ClassiqueClassique

« L'art pour l'art ! »

Théophile Gautier

La genèse

Dans les années 1850, les limites du romantisme apparaissent. En effet celui-ci, par une présence trop importante de l’auteur dans son œuvre, engage l’art en politique. De plus, il s’éloigne de la réalité en se tournant vers le rêve et l’exotisme. Ainsi émergent le réalisme qui s’appuie sur le réel pur et le Parnasse qui refuse tout engagement de l’art qui doit être impersonnel et froid.

Le Mont Parnasse n’est pas qu’une gare ! C’est d’abord le lieu de résidence d’Apollon et des neuf muses puis par habitude, le séjour symbolique du poète en inspiration. Ce terme est utilisé par Alphonse Lemerre dans son anthologie de poésie moderne : le Parnasse contemporain. Publié sous forme de 18 brochures à partir de 1866, ceux qui y sont publiés se nomment les Parnassiens.

Il y en aura deux autres en 1871 et 1876. C’est cette année-là qui marque la fin du mouvement à proprement parler même si certains Parnassiens continuent à suivre les règles et le style du Parnasse.

Les Parnassiens

Les Parnassiens sont d’abord groupés autour de Théophile Gautier, qui est le précurseur du mouvement, à travers notamment sa théorie de l’art pour l’art présentée dans la préface de Mademoiselle de Maupin en 1835.

On considère aussi Théodore de Banville comme précurseur. Tous les samedis soirs, Banville, Villiers de l’Isle-Adam, Prudhomme et Coppée se réunissent chez Leconte de Lisle, chef de file du Parnasse, ou Hérédia.

En plus de ceux déjà cités, qui sont les plus représentatifs, on trouve dans le Parnasse contemporain Rimbaud, Verlaine, Baudelaire et Mallarmé mais qui s’éloigneront du Parnasse pour dessiner le symbolisme.


Un coin de table, de Henri Fantin-Latour
Assis de gauche à droite : Paul Verlaine, Arthur Rimbaud,
Léon Valade, Ernest d'Hervilly, Camille Pelletan, debout,
de gauche à droite, Pierre Elzéar, Émile Blémont, Jean Aicard.

Le rejet du romantisme

Le Parnasse se réclame tout d’abord d’une impersonnalité qui marque son refus de lyrisme. Ainsi le poète doit se distancer de son œuvre et le pronom personnel « je » est aboli : cela implique l’absence de sentiments personnels. Cette froideur est accompagnée d’une objectivité donc d’une neutralité politique affirmée. Ces caractéristiques se font donc en réaction au romantisme.

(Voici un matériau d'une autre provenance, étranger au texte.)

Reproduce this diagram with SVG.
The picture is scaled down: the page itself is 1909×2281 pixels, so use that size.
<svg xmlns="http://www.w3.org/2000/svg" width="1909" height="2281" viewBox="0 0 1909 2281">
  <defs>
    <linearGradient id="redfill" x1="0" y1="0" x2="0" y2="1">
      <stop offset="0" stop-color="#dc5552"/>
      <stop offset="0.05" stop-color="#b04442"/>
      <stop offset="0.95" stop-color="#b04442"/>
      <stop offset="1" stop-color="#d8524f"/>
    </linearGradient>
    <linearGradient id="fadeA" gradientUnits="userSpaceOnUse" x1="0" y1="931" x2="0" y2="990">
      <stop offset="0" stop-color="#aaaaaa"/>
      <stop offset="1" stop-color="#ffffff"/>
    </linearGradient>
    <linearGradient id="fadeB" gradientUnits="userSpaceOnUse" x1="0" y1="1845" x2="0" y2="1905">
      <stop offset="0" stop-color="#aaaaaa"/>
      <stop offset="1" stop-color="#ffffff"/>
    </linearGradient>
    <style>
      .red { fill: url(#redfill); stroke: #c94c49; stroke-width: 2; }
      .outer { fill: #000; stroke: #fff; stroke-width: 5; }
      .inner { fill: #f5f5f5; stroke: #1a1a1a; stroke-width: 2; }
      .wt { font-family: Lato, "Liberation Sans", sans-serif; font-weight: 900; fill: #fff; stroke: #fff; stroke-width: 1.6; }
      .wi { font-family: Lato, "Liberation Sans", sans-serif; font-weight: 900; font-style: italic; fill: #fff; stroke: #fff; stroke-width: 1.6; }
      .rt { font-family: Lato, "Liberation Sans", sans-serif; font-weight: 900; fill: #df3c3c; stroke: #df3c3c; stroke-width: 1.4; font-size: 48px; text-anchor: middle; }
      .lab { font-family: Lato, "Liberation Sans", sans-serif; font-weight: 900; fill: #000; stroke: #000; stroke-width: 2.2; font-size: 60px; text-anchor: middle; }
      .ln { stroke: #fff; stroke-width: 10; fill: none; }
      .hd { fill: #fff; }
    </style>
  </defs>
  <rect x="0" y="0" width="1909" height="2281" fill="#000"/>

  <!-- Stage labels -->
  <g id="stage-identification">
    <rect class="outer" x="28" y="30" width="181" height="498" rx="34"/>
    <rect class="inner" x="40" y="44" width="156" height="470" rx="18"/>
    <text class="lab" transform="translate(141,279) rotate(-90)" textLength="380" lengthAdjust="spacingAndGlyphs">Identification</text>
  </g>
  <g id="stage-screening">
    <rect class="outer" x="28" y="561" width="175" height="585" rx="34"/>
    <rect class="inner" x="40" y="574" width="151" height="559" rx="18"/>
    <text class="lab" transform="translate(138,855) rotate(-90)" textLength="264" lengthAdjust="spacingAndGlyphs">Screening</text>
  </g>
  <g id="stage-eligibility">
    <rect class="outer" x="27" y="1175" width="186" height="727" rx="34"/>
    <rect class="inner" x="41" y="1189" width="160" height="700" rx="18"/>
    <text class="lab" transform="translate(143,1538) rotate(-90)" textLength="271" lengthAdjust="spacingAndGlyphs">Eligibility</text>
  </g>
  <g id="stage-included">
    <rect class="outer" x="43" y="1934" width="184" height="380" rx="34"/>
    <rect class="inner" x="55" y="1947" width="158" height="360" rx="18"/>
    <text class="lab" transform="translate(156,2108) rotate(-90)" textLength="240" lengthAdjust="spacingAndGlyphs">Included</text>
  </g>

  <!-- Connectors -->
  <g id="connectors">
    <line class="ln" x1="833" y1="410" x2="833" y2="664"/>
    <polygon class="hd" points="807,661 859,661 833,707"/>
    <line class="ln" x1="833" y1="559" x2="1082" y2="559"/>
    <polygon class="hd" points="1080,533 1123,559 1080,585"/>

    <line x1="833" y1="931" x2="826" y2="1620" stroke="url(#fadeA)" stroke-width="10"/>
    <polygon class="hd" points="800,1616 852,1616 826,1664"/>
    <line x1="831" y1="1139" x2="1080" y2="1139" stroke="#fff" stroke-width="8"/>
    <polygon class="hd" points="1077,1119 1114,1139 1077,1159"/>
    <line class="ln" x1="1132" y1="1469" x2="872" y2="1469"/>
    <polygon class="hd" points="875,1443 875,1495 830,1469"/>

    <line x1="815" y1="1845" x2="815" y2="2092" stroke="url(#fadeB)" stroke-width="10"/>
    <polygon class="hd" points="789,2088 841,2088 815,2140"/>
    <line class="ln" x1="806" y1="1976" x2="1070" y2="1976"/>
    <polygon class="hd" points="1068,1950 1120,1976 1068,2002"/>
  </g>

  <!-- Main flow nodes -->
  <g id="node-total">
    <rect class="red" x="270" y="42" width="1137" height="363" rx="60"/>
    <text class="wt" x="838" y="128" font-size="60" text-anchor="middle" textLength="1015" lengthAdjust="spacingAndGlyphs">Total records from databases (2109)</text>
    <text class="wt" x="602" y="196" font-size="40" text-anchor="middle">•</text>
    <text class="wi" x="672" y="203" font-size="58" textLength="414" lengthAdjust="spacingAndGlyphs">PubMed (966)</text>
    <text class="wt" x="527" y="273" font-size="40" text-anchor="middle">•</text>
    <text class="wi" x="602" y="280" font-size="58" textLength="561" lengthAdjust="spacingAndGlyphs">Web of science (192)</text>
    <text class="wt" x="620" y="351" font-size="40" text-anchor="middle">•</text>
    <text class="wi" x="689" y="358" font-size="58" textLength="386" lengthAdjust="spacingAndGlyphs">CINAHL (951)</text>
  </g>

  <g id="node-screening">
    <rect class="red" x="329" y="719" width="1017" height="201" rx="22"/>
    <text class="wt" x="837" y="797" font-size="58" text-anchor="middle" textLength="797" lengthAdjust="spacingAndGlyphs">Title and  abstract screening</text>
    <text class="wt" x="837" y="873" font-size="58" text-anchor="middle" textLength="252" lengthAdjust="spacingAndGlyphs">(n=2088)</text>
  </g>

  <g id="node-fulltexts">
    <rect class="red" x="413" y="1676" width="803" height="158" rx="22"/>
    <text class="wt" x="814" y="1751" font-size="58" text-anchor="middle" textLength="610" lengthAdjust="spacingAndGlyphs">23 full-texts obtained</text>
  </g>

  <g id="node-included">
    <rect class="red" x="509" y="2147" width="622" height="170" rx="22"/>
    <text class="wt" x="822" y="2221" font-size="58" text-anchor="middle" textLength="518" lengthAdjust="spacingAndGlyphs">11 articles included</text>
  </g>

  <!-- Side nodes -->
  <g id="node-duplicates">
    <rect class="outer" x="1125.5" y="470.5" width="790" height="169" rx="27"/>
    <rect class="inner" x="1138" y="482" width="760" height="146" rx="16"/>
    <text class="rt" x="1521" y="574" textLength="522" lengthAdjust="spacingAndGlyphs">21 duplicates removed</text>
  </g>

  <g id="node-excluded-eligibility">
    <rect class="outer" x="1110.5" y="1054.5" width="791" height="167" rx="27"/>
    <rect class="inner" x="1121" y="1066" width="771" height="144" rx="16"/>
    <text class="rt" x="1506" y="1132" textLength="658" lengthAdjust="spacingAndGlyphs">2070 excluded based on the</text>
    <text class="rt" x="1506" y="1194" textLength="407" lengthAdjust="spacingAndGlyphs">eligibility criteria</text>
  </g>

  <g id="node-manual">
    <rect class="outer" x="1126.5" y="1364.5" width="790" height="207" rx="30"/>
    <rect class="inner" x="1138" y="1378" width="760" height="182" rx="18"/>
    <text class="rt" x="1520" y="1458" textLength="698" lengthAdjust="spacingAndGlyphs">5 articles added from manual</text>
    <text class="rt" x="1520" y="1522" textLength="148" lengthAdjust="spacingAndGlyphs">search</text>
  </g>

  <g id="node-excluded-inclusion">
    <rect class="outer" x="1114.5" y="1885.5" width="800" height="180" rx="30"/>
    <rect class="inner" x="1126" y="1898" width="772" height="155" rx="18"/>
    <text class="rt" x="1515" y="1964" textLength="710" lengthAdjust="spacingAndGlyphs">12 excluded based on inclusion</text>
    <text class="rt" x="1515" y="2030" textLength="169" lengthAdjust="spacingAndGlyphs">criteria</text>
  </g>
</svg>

Une poésie si froide peut difficilement être joyeuse (vous en conviendrez !) Ainsi les thèmes abordés sont ceux de la faillite des rêves, du désespoir, de l’appel à la mort libératrice… que de réjouissances !

Le culte du travail

Un aspect majeur du Parnasse est le culte du travail : le poète est un sculpteur ou même un laboureur qui transforme le langage en beau. La marque de Lemerre, éditeur et sans qui le Parnasse n’aurait sans doute pas existé, représente un homme retournant la terre à l’aurore ou au coucher du soleil ; au dessus de lui, on peut lire l’expression :
« Fac et spera » : Agis et espère.

Aussi, Gautier ordonne-t-il dans « L’Art » :
« Sculpte, lime, cisèle ;
Que ton rêve flottant
Se scelle
Dans le bloc résistant !».

Pour le Parnassien, l’important n’est pas l’inspiration, même si elle est bien présente, mais le travail. Même si Voltaire a dit que « l’homme n’est pas fait pour travailler, la preuve c’est que cela le fatigue », ce doit être la première qualité du poète.


L'art pour l'art

Enfin, et surtout, le Parnasse suit la théorie de l’Art pour l’art avancée par Théophile Gautier dans la préface de Mademoiselle de Maupin où il annonce : « Il n’y a de vraiment beau que ce qui ne peut servir à rien, tout ce qui est utile est laid. » L’art est gratuit est inutile. Certains pourraient se demander quel est son intérêt : l’intérêt de l’art est l’art lui-même…

Cette préface fit scandale car il affirme aussi que « penser une chose, en écrire une autre, cela arrive tous les jours, surtout aux gens vertueux. » Il établit ainsi le droit de l'artsite à traiter n'importe quel sujet, en mettant de côté la morale bourgeoise. Mais passée la première récation de scandale, il suscita l'engouement et il fut fortement sollicité dans le milieu du journalisme.